The financially ailing U.S. Postal Service said this week that it is looking to save $2.5 billion over the next year and a half through significant cuts in administrative and transportation costs and by slicing employee work time.
Postal officials, predicting the USPS will end this fiscal year in September with a deficit of between $200 billion and $300 billion, outlined their plan in a brief announcement. The plan calls for a 25% reduction in administrative costs and a 10% cut in transportation costs.
It also calls for the elimination of 75,000 employee work years. But USPS Bob Anderson told DIRECT Newsline that “doesn’t mean getting rid of people necessarily.”
He said the plan, which is still in the process of being finalized, was “a combination of everything, personnel and absorbing increased work-loads via operating efficiencies” and that its aim was “to capture or reduce the equivalency of 75,000 work years.”
Besides trimming administrative costs through the use of electronic communications, postal officials are exploring the possibility of expanding their alliance with FedEx Corp. to include other delivery and trucking companies.

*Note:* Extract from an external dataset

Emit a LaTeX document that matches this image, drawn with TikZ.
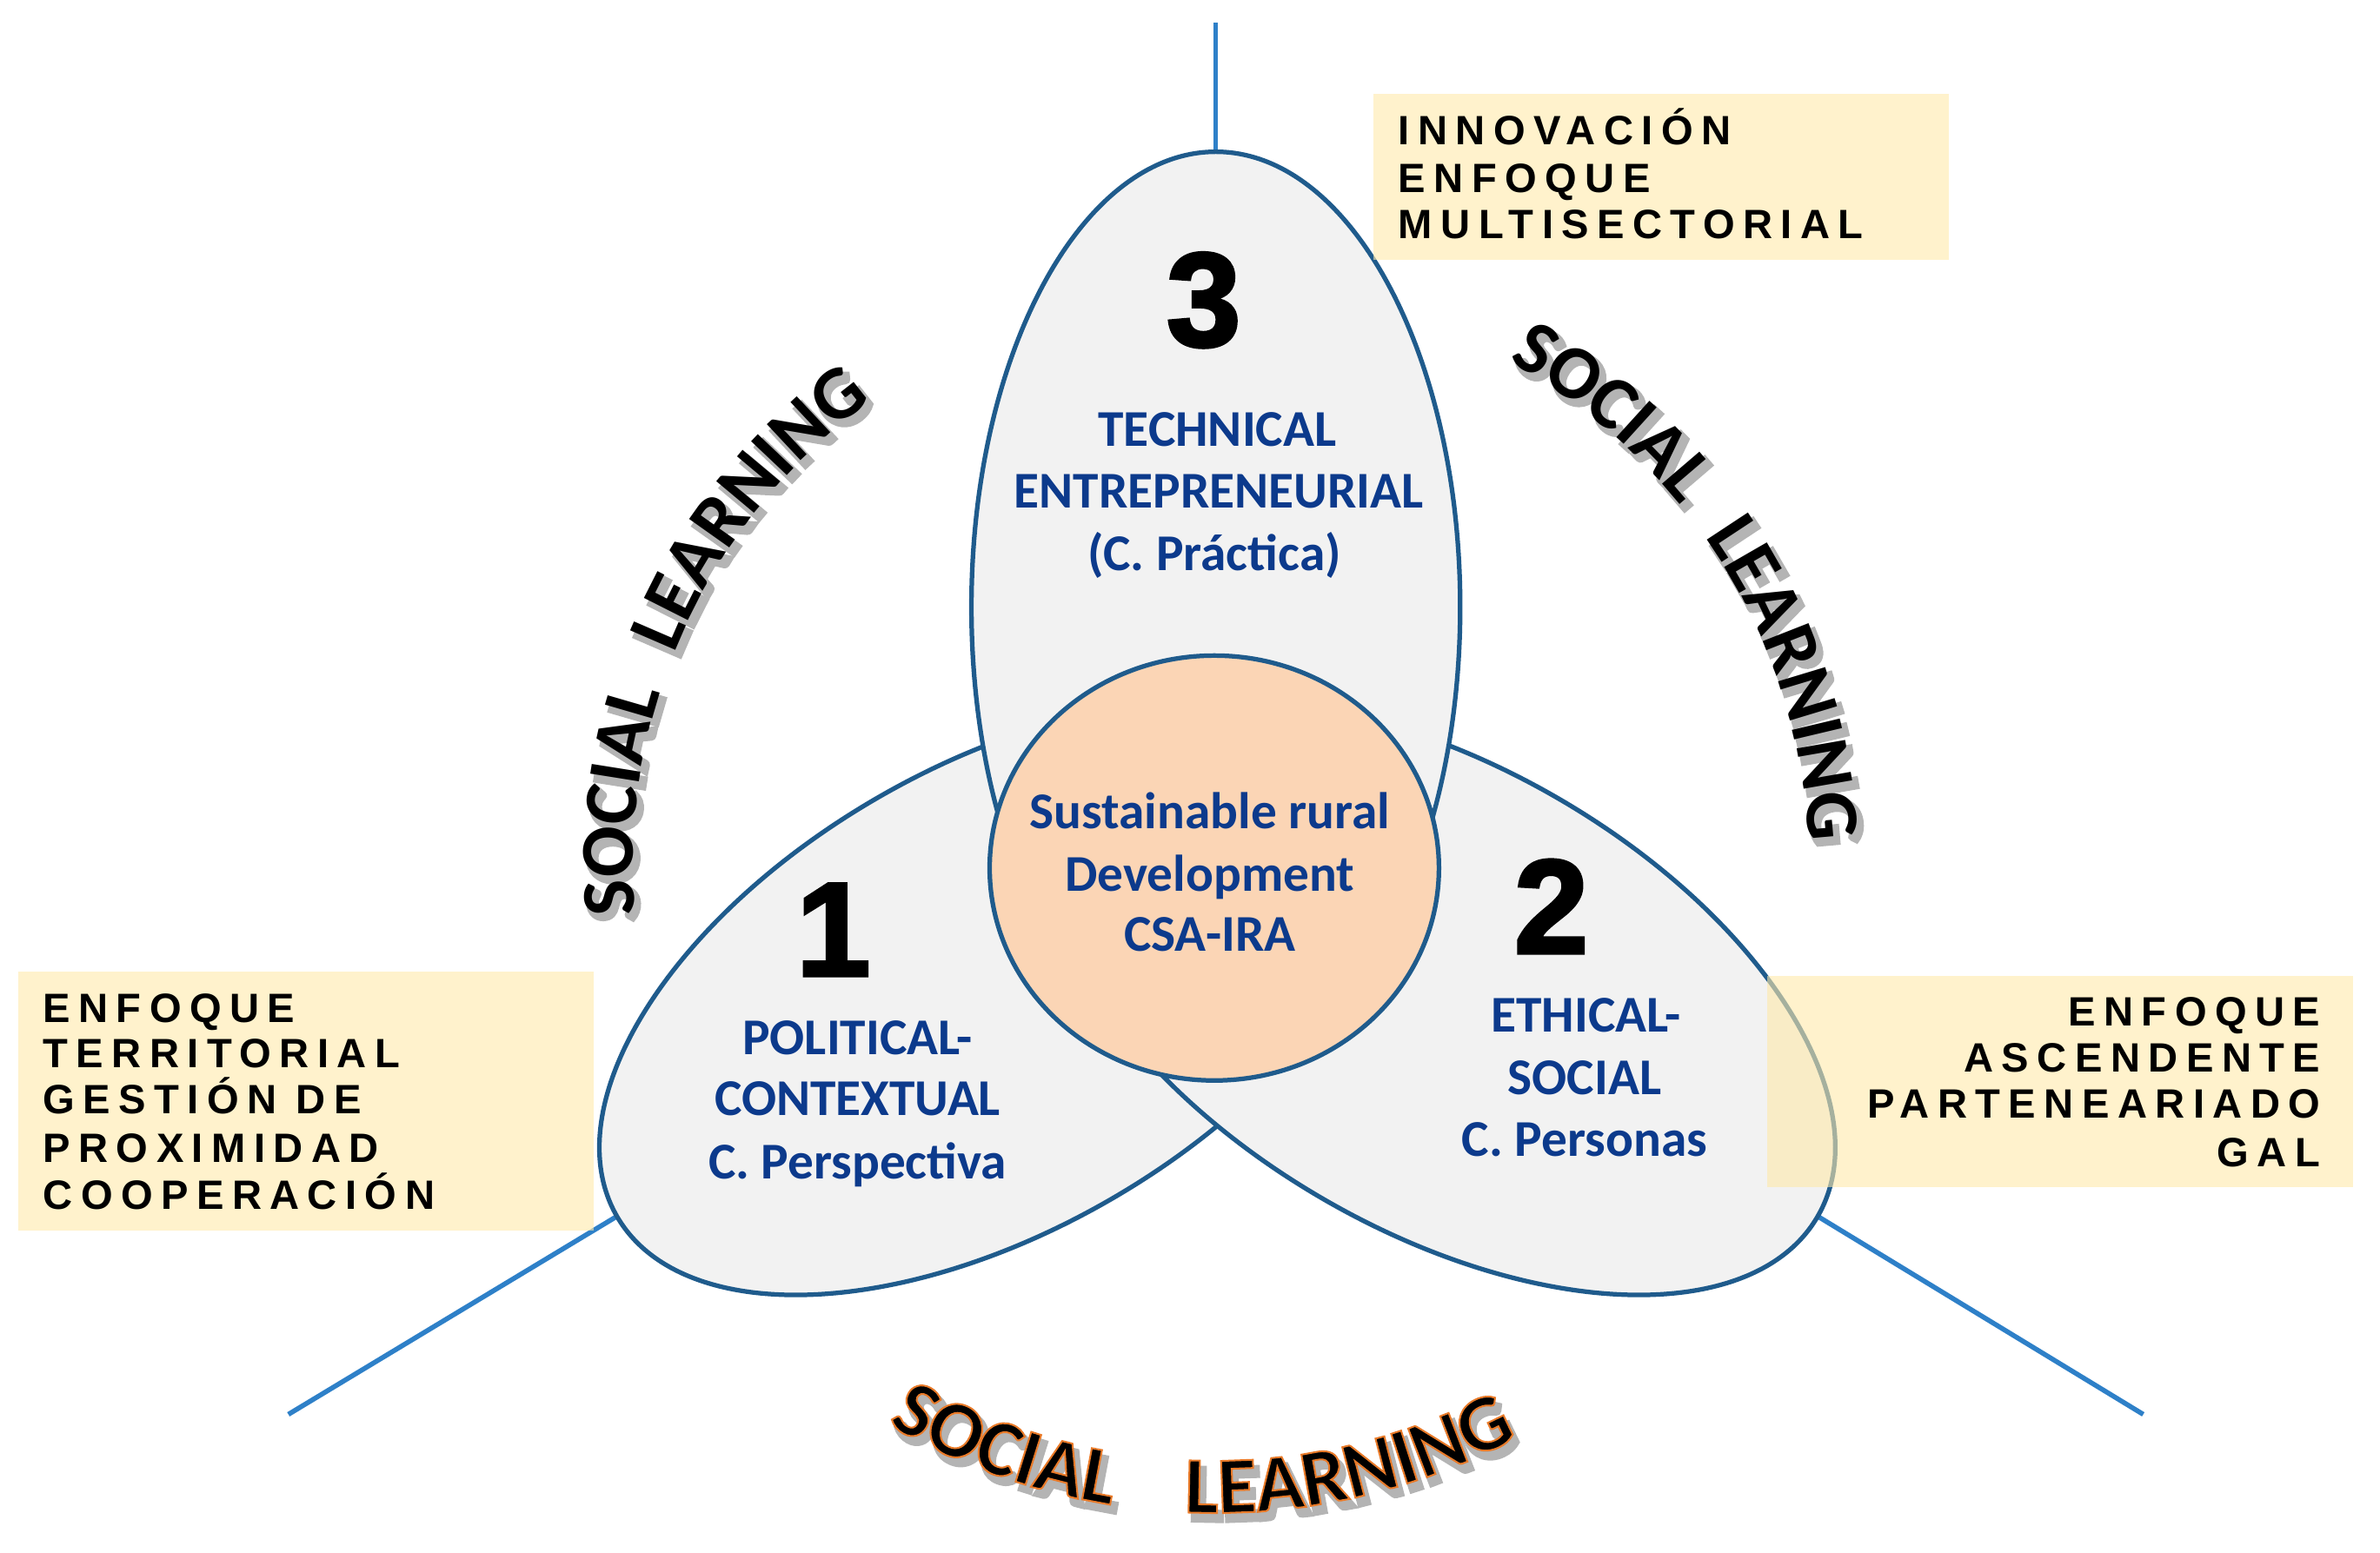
\documentclass[tikz,border=0pt]{standalone}
\usepackage{fontspec}
\setmainfont{Liberation Sans}
\newfontfamily\calb{Carlito Bold}
\newfontfamily\numfont{Liberation Sans Bold}[FakeBold=2.5]
\newfontfamily\boxfont{Liberation Sans Bold}[LetterSpace=20]
\newfontfamily\slfont{Carlito Bold}
\newfontfamily\slfontE{Carlito Bold}[FakeBold=2.2]
\newfontfamily\slfontS{Carlito Bold}[FakeBold=6]
\newcommand\slSide{\slfont\fontsize{25}{30}\selectfont}
\newcommand\slSideS{\slfontS\fontsize{25}{30}\selectfont}
\newcommand\slBot{\slfontE\fontsize{26.5}{31}\selectfont\color{black}\special{pdf:literal direct 0.91 0.48 0.16 RG}}
\newcommand\slBotS{\slfontS\fontsize{26.5}{31}\selectfont}
\usetikzlibrary{shapes.geometric,decorations.text,backgrounds}

\definecolor{ellfill}{HTML}{F2F2F2}
\definecolor{ellline}{RGB}{31,91,140}
\definecolor{conline}{RGB}{46,128,200}
\definecolor{peach}{HTML}{FBD5B5}
\definecolor{txtblue}{RGB}{12,58,140}
\definecolor{boxfill}{RGB}{255,233,170}
\definecolor{slshadow}{RGB}{180,180,180}

\begin{document}
\begin{tikzpicture}[x=0.5pt,y=0.5pt,
  petal/.style={ellipse, draw=ellline, fill=ellfill, line width=1.5pt, inner sep=0pt, outer sep=0pt},
  hub/.style={ellipse, draw=ellline, fill=peach, line width=1.5pt, inner sep=0pt, outer sep=0pt},
  connector/.style={draw=conline, line width=1.6pt},
  bluetxt/.style={font=\calb\fontsize{17}{20}\selectfont, text=txtblue, anchor=base, inner sep=0pt},
  numtxt/.style={font=\numfont\fontsize{44}{50}\selectfont, anchor=base, inner sep=0pt},
  yellowbox/.style={fill=boxfill, fill opacity=0.6},
  boxtxt/.style={font=\boxfont\fontsize{13.5}{16}\selectfont, inner sep=0pt},
  slpath/.style={decorate, decoration={text along path, text align=center}},
  slshade/.style={decorate, decoration={text along path, text align=center, text color=slshadow}},
]
\useasboundingbox (0,0) rectangle (1568,-1023);

% petals and hub
\node[petal, minimum width=153pt, minimum height=287pt, rotate=120] (e1) at (655,-658) {};
\node[petal, minimum width=153pt, minimum height=287pt, rotate=-120] (e2) at (949,-658) {};
\node[petal, minimum width=161pt, minimum height=300pt] (e3) at (801,-400) {};
\node[hub, minimum width=148pt, minimum height=140pt] (hub) at (800,-572) {};

% connectors
\coordinate (topend) at (801,-15);
\coordinate (leftend) at (190,-932);
\coordinate (rightend) at (1412,-932);
\begin{scope}[on background layer]
\draw[connector] (topend) -- (e3.north);
\draw[connector] (leftend) -- (e1.north);
\draw[connector] (rightend) -- (e2.north);
\end{scope}

% numbers
\node[numtxt] (n3) at (793,-228) {3};
\node[numtxt] (n1) at (549,-643) {1};
\node[numtxt] (n2) at (1022,-628) {2};

% blue texts
\node[bluetxt] (t3a) at (802,-294) {TECHNICAL};
\node[bluetxt] (t3b) at (803,-335) {ENTREPRENEURIAL};
\node[bluetxt] (t3c) at (800,-376) {(C. Práctica)};
\node[bluetxt] (ca) at (797,-546) {Sustainable rural};
\node[bluetxt] (cb) at (797,-587) {Development};
\node[bluetxt] (cc) at (797,-627) {CSA-IRA};
\node[bluetxt] (t1a) at (565,-695) {POLITICAL-};
\node[bluetxt] (t1b) at (565,-735) {CONTEXTUAL};
\node[bluetxt] (t1c) at (565,-777) {C. Perspectiva};
\node[bluetxt] (t2a) at (1045,-680) {ETHICAL-};
\node[bluetxt] (t2b) at (1044,-721) {SOCIAL};
\node[bluetxt] (t2c) at (1044,-762) {C. Personas};

% yellow boxes
\fill[yellowbox] (905,-62) rectangle (1284,-171);
\fill[yellowbox] (12,-640) rectangle (391,-811);
\fill[yellowbox] (1164,-643) rectangle (1550,-782);

\node[boxtxt, anchor=base west] (b1a) at (921,-95.5) {INNOVACIÓN};
\node[boxtxt, anchor=base west] (b1b) at (921,-127) {ENFOQUE};
\node[boxtxt, anchor=base west] (b1c) at (921,-157) {MULTISECTORIAL};

\node[boxtxt, anchor=base west] (b2a) at (28,-674) {ENFOQUE};
\node[boxtxt, anchor=base west] (b2b) at (28,-703.5) {TERRITORIAL};
\node[boxtxt, anchor=base west] (b2c) at (28,-734) {GESTIÓN DE};
\node[boxtxt, anchor=base west] (b2d) at (28,-766) {PROXIMIDAD};
\node[boxtxt, anchor=base west] (b2e) at (28,-797) {COOPERACIÓN};

\node[boxtxt, anchor=base east] (b3a) at (1529,-676) {ENFOQUE};
\node[boxtxt, anchor=base east] (b3b) at (1529,-706.5) {ASCENDENTE};
\node[boxtxt, anchor=base east] (b3c) at (1529,-737) {PARTENEARIADO};
\node[boxtxt, anchor=base east] (b3d) at (1529,-769) {GAL};

% SOCIAL LEARNING arcs
\coordinate (ctrL) at (797,-572);
\coordinate (ctrR) at (812,-572);
\coordinate (ctrB) at (800,-572);
\coordinate (ctrLs) at (800,-576);
\coordinate (ctrRs) at (815,-576);
\coordinate (ctrBs) at (803,-577);
% shadows
\path[slshade, decoration={text={|\slSideS|SOCIAL}}] (ctrLs) ++(193.4:380) arc[start angle=193.4, end angle=153.4, radius=380];
\path[slshade, decoration={text={|\slSideS|LEARNING}}] (ctrLs) ++(167:380) arc[start angle=167, end angle=117, radius=380];
\path[slshade, decoration={text={|\slSideS|SOCIAL}}] (ctrRs) ++(70.2:380) arc[start angle=70.2, end angle=30.2, radius=380];
\path[slshade, decoration={text={|\slSideS|LEARNING}}] (ctrRs) ++(43.8:380) arc[start angle=43.8, end angle=-6.2, radius=380];
\path[slshade, decoration={text={|\slBotS|SOCIAL}}] (ctrBs) ++(-129.8:425) arc[start angle=-129.8, end angle=-89.8, radius=425];
\path[slshade, decoration={text={|\slBotS|LEARNING}}] (ctrBs) ++(-102.3:425) arc[start angle=-102.3, end angle=-52.3, radius=425];
% left
\path[slpath, decoration={text={|\slSide|SOCIAL}}] (ctrL) ++(193.4:380) arc[start angle=193.4, end angle=153.4, radius=380];
\path[slpath, decoration={text={|\slSide|LEARNING}}] (ctrL) ++(167:380) arc[start angle=167, end angle=117, radius=380];
% right
\path[slpath, decoration={text={|\slSide|SOCIAL}}] (ctrR) ++(70.2:380) arc[start angle=70.2, end angle=30.2, radius=380];
\path[slpath, decoration={text={|\slSide|LEARNING}}] (ctrR) ++(43.8:380) arc[start angle=43.8, end angle=-6.2, radius=380];
% bottom
\path[slpath, decoration={text={|\slBot|SOCIAL}}] (ctrB) ++(-129.8:425) arc[start angle=-129.8, end angle=-89.8, radius=425];
\path[slpath, decoration={text={|\slBot|LEARNING}}] (ctrB) ++(-102.3:425) arc[start angle=-102.3, end angle=-52.3, radius=425];
\end{tikzpicture}
\end{document}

Under its current alliance with FedEx, the USPS would use the carrier’s large air fleet to transport Priority and Express mail at low rates. In return the USPS would use its letter carriers to deliver residential FedEx packages weighing up to 70 pounds, but not its overnight parcels. And, both would cross-sell each other’s products and services at their respective retail outlets.
Early this month, postal officials acting on the orders of their Board of Governors, launched a series of cost-cutting moves that included an unspecified number of job cuts and a nationwide freeze on 800 capital projects.